**THE EXERCISE**. From the first line of the listing below, retype each line up to and including the one with "import matplotlib.pyplot as plt"; pictures stay out.

## Begin DATA FOR THIS TASK

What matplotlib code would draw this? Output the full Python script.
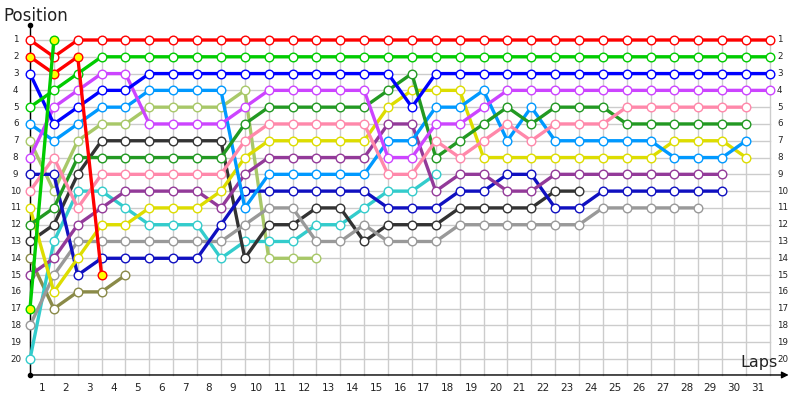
import matplotlib
matplotlib.use("Agg")
import matplotlib.pyplot as plt

# positions per lap, starting at lap 0 (grid)
red_a = [1, 2, 1, 1, 1, 1, 1, 1, 1, 1, 1, 1, 1, 1, 1, 1, 1, 1, 1, 1, 1, 1, 1, 1, 1, 1, 1, 1, 1, 1, 1, 1]
green_a = [5, 4, 3, 2, 2, 2, 2, 2, 2, 2, 2, 2, 2, 2, 2, 2, 2, 2, 2, 2, 2, 2, 2, 2, 2, 2, 2, 2, 2, 2, 2, 2]
blue = [3, 6, 5, 4, 4, 3, 3, 3, 3, 3, 3, 3, 3, 3, 3, 3, 5, 3, 3, 3, 3, 3, 3, 3, 3, 3, 3, 3, 3, 3, 3, 3]
violet = [8, 5, 4, 3, 3, 6, 6, 6, 6, 5, 4, 4, 4, 4, 4, 8, 8, 6, 6, 5, 4, 4, 4, 4, 4, 4, 4, 4, 4, 4, 4, 4]
pink = [10, 8, 11, 9, 9, 9, 9, 9, 9, 7, 6, 6, 6, 6, 6, 9, 9, 7, 8, 7, 6, 7, 6, 6, 6, 5, 5, 5, 5, 5, 5]
dark_green = [12, 11, 8, 8, 8, 8, 8, 8, 8, 6, 5, 5, 5, 5, 5, 4, 3, 8, 7, 6, 5, 6, 5, 5, 5, 6, 6, 6, 6, 6, 6]
sky = [6, 7, 6, 5, 5, 4, 4, 4, 4, 11, 9, 9, 9, 9, 9, 7, 7, 5, 5, 4, 7, 5, 7, 7, 7, 7, 7, 8, 8, 8, 7]
yellow = [11, 16, 14, 12, 12, 11, 11, 11, 10, 8, 7, 7, 7, 7, 7, 5, 4, 4, 4, 8, 8, 8, 8, 8, 8, 8, 8, 7, 7, 7, 8]
purple = [15, 14, 12, 11, 10, 10, 10, 10, 11, 9, 8, 8, 8, 8, 8, 6, 6, 10, 9, 9, 10, 10, 9, 9, 9, 9, 9, 9, 9, 9]
navy = [9, 9, 15, 14, 14, 14, 14, 14, 12, 10, 10, 10, 10, 10, 10, 11, 11, 11, 10, 10, 9, 9, 11, 11, 10, 10, 10, 10, 10, 10]
gray = [18, 15, 13, 13, 13, 13, 13, 13, 13, 12, 11, 11, 13, 13, 12, 13, 13, 13, 12, 12, 12, 12, 12, 12, 11, 11, 11, 11, 11]
dark_gray = [13, 12, 9, 7, 7, 7, 7, 7, 7, 14, 12, 12, 11, 11, 13, 12, 12, 12, 11, 11, 11, 11, 10, 10]
cyan = [20, 13, 10, 10, 11, 12, 12, 12, 14, 13, 13, 13, 12, 12, 11, 10, 10, 9]
light_green = [7, 10, 7, 6, 6, 5, 5, 5, 5, 4, 14, 14, 14]
olive = [14, 17, 16, 16, 15]
red_b = [2, 3, 2, 15]
green_b = [17, 1]

laps = list(range(1, 32))
pos_labels = list(range(1, 21))

# (data, line colour, marker face)
series = [
    (olive, '#8a8a48', 'white'),
    (light_green, '#a8c868', 'white'),
    (cyan, '#33cccc', 'white'),
    (dark_gray, '#333333', 'white'),
    (gray, '#999999', 'white'),
    (navy, '#1010c0', 'white'),
    (purple, '#933a99', 'white'),
    (yellow, '#dddd00', 'white'),
    (sky, '#0099ff', 'white'),
    (dark_green, '#229922', 'white'),
    (pink, '#ff88aa', 'white'),
    (violet, '#cc44ff', 'white'),
    (blue, '#0000ff', 'white'),
    (green_a, '#00cc00', 'white'),
    (red_a, '#ff0000', 'white'),
    (red_b, '#ff0000', '#ffff00'),
    (green_b, '#00cc00', '#ffff00'),
]

fig = plt.figure(figsize=(8, 4), dpi=100)
ax = fig.add_axes([0, 0, 1, 1])
ax.set_xlim(-1.257, 32.26)
ax.set_ylim(22.44, -1.382)
ax.axis('off')

# grid
for p in pos_labels:
    ax.plot([0, 31], [p, p], color='#cccccc', lw=1, zorder=1)
for k in range(0, 32):
    ax.plot([k, k], [1, 20.95], color='#cccccc', lw=1, zorder=1)

# axes with arrows
ax.plot([0, 0], [20.95, 0.107], color='black', lw=1, zorder=2)
ax.plot([0], [0.107], 'o', color='black', ms=3, zorder=2)
ax.plot([0], [20.95], 'o', color='black', ms=3, zorder=2)
ax.annotate('', xy=(31.9, 20.95), xytext=(0, 20.95),
            arrowprops=dict(arrowstyle='-|>', color='black', lw=1, mutation_scale=10), zorder=2)

for i, (vals, col, face) in enumerate(series):
    ax.plot(range(len(vals)), vals, color=col, lw=2.4, marker='o', ms=6.2,
            mfc=face, mec=col, mew=1, zorder=3 + i)

for p in pos_labels:
    ax.text(-0.6, p, str(p), ha='center', va='center', fontsize=6.3, color='#222222')
    ax.text(31.3, p, str(p), ha='left', va='center', fontsize=6.3, color='#222222')
for k in laps:
    ax.text(k - 0.5, 21.73, str(k), ha='center', va='center', fontsize=7.5, color='#222222')

ax.text(-1.1, -0.45, 'Position', ha='left', va='center', fontsize=12, color='#222222')
ax.text(30.55, 20.2, 'Laps', ha='center', va='center', fontsize=11.5, color='#222222')

fig.savefig('out.png', dpi=100)
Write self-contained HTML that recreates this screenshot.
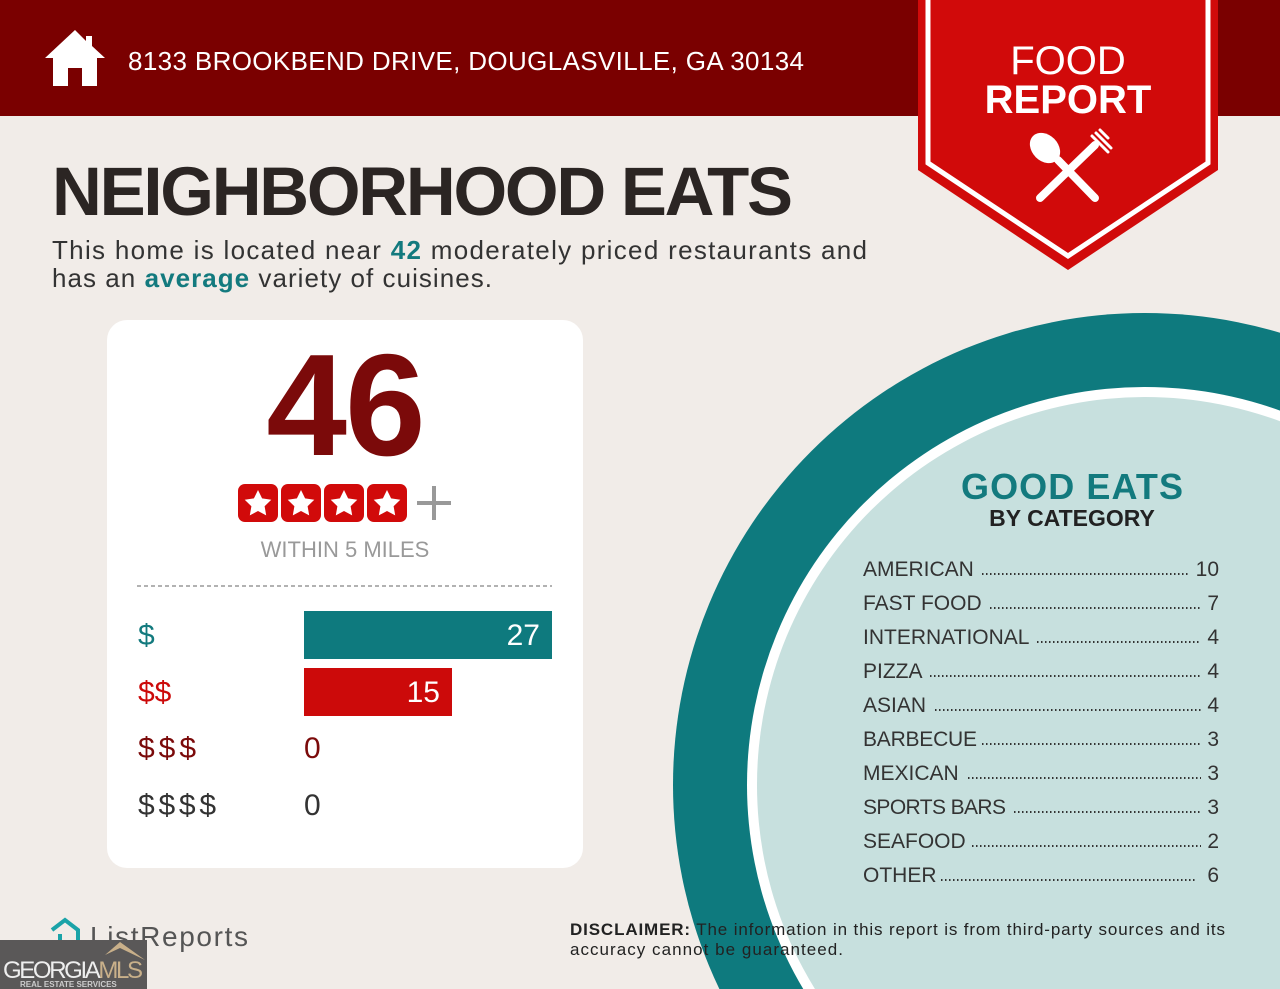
<!DOCTYPE html>
<html><head><meta charset="utf-8"><style>html,body{margin:0;overflow:hidden;width:1280px;height:989px}svg{display:block}</style></head><body>
<svg width="1280" height="989" viewBox="0 0 1280 989" xmlns="http://www.w3.org/2000/svg" font-family="Liberation Sans, sans-serif">
<rect width="1280" height="989" fill="#f1ece8"/>
<rect width="1280" height="116" fill="#7a0000"/>
<path d="M75 30 L45 58 L53 58 L53 86 L68 86 L68 68 L82 68 L82 86 L97 86 L97 58 L105 58 L92 46 L92 36 L86 36 L86 41 Z" fill="#fff"/>
<text x="128" y="70" font-size="26" fill="#fff" textLength="676">8133 BROOKBEND DRIVE, DOUGLASVILLE, GA 30134</text>
<path d="M918 0 H1218 V170 L1068 270 L918 170 Z" fill="#d10a0a"/>
<path d="M928 0 V163 L1068 256 L1208 163 V0" fill="none" stroke="#fff" stroke-width="5"/>
<text x="1068" y="74" font-size="40" fill="#fff" text-anchor="middle">FOOD</text>
<text x="1068" y="113" font-size="40" fill="#fff" font-weight="bold" text-anchor="middle">REPORT</text>
<g stroke="#fff" stroke-linecap="round" fill="#fff">
<line x1="1040" y1="198" x2="1095" y2="145" stroke-width="8"/>
<line x1="1095" y1="198" x2="1058" y2="160" stroke-width="8"/>
<ellipse cx="1045" cy="148" rx="13" ry="17" transform="rotate(-45 1045 148)" stroke="none"/>
<path d="M1092 136 l16 16 M1096 133 l15 15 M1100 130 l8 8" stroke-width="3"/>
</g>
<text x="52" y="215" font-size="69" font-weight="bold" fill="#2b2523" textLength="741">NEIGHBORHOOD EATS</text>
<text x="52" y="259" font-size="26" fill="#333" textLength="815">This home is located near <tspan fill="#137a7e" font-weight="bold">42</tspan> moderately priced restaurants and</text>
<text x="52" y="287" font-size="26" fill="#333" textLength="440">has an <tspan fill="#137a7e" font-weight="bold">average</tspan> variety of cuisines.</text>
<circle cx="1145" cy="785" r="472" fill="#0e7a7e"/>
<circle cx="1145" cy="785" r="398" fill="#fff"/>
<circle cx="1145" cy="785" r="388" fill="#c7e0de"/>
<text x="1072" y="499" font-size="36" font-weight="bold" fill="#137a7e" text-anchor="middle" textLength="222">GOOD EATS</text>
<text x="1072" y="526" font-size="23" font-weight="bold" fill="#222" text-anchor="middle">BY CATEGORY</text>
<g font-size="21" fill="#333">
<text x="863" y="576">AMERICAN</text><text x="1219" y="576" text-anchor="end">10</text>
<text x="863" y="610">FAST FOOD</text><text x="1219" y="610" text-anchor="end">7</text>
<text x="863" y="644">INTERNATIONAL</text><text x="1219" y="644" text-anchor="end">4</text>
<text x="863" y="678">PIZZA</text><text x="1219" y="678" text-anchor="end">4</text>
<text x="863" y="712">ASIAN</text><text x="1219" y="712" text-anchor="end">4</text>
<text x="863" y="746" textLength="114">BARBECUE</text><text x="1219" y="746" text-anchor="end">3</text>
<text x="863" y="780">MEXICAN</text><text x="1219" y="780" text-anchor="end">3</text>
<text x="863" y="814" textLength="143">SPORTS BARS</text><text x="1219" y="814" text-anchor="end">3</text>
<text x="863" y="848">SEAFOOD</text><text x="1219" y="848" text-anchor="end">2</text>
<text x="863" y="882">OTHER</text><text x="1219" y="882" text-anchor="end">6</text>
</g>
<g stroke="#333" stroke-width="2" stroke-dasharray="1.5 2.5">
<line x1="982" y1="574" x2="1190" y2="574"/>
<line x1="990" y1="608" x2="1201" y2="608"/>
<line x1="1037" y1="642" x2="1201" y2="642"/>
<line x1="930" y1="676" x2="1201" y2="676"/>
<line x1="935" y1="710" x2="1201" y2="710"/>
<line x1="982" y1="744" x2="1201" y2="744"/>
<line x1="968" y1="778" x2="1201" y2="778"/>
<line x1="1014" y1="812" x2="1201" y2="812"/>
<line x1="972" y1="846" x2="1201" y2="846"/>
<line x1="941" y1="880" x2="1197" y2="880"/>
</g>
<rect x="107" y="320" width="476" height="548" rx="20" fill="#fff"/>
<text x="345" y="455" font-size="145" font-weight="bold" fill="#7b0a0a" text-anchor="middle" letter-spacing="-2">46</text>
<g fill="#d10a0a">
<rect x="238" y="484" width="40" height="38" rx="7"/><rect x="281" y="484" width="40" height="38" rx="7"/>
<rect x="324" y="484" width="40" height="38" rx="7"/><rect x="367" y="484" width="40" height="38" rx="7"/>
</g>
<g fill="#fff">
<path id="st" d="M258 490 l4.1 8.4 9.2 1.3 -6.7 6.5 1.6 9.2 -8.2 -4.4 -8.2 4.4 1.6 -9.2 -6.7 -6.5 9.2 -1.3z"/>
<use href="#st" x="43"/><use href="#st" x="86"/><use href="#st" x="129"/>
</g>
<path d="M434 486 V520 M417 503 H451" stroke="#999" stroke-width="4"/>
<text x="345" y="557" font-size="22" fill="#999" text-anchor="middle">WITHIN 5 MILES</text>
<line x1="137" y1="586" x2="552" y2="586" stroke="#999" stroke-width="1.5" stroke-dasharray="4 3"/>
<rect x="304" y="611" width="248" height="48" fill="#0e7a7e"/>
<rect x="304" y="668" width="148" height="48" fill="#cc0a0a"/>
<g font-size="30">
<text x="138" y="645" fill="#137a7e">$</text>
<text x="540" y="645" fill="#fff" text-anchor="end">27</text>
<text x="138" y="702" fill="#cc0a0a">$$</text>
<text x="440" y="702" fill="#fff" text-anchor="end">15</text>
<text x="138" y="758" fill="#7b0a0a" textLength="58">$$$</text>
<text x="304" y="758" fill="#7b0a0a">0</text>
<text x="138" y="815" fill="#333" textLength="78">$$$$</text>
<text x="304" y="815" fill="#333">0</text>
</g>
<path d="M52 930 L65 920 L78 930 V944 H60 V934" fill="none" stroke="#1aa3a8" stroke-width="4"/>
<text x="90" y="946" font-size="28" fill="#555" textLength="158">ListReports</text>
<text x="570" y="935" font-size="17" fill="#222" textLength="655"><tspan font-weight="bold">DISCLAIMER:</tspan> The information in this report is from third-party sources and its</text>
<text x="570" y="955" font-size="17" fill="#222" textLength="273">accuracy cannot be guaranteed.</text>
<rect x="0" y="940" width="147" height="49" fill="#5a5858"/>
<path d="M105 955 L120 942 L145 960 L120 948 Z" fill="#c9b08a"/>
<text x="3" y="978" font-size="24" fill="#eee" textLength="140">GEORGIA<tspan fill="#c9b08a">MLS</tspan></text>
<text x="20" y="987" font-size="8" fill="#ccc" font-weight="bold">REAL ESTATE SERVICES</text>
</svg>
</body></html>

## End DATA FOR THIS TASK

**EXERCISE SOLUTION**.
What matplotlib code would draw this? Output the full Python script.
import matplotlib
matplotlib.use("Agg")
import matplotlib.pyplot as plt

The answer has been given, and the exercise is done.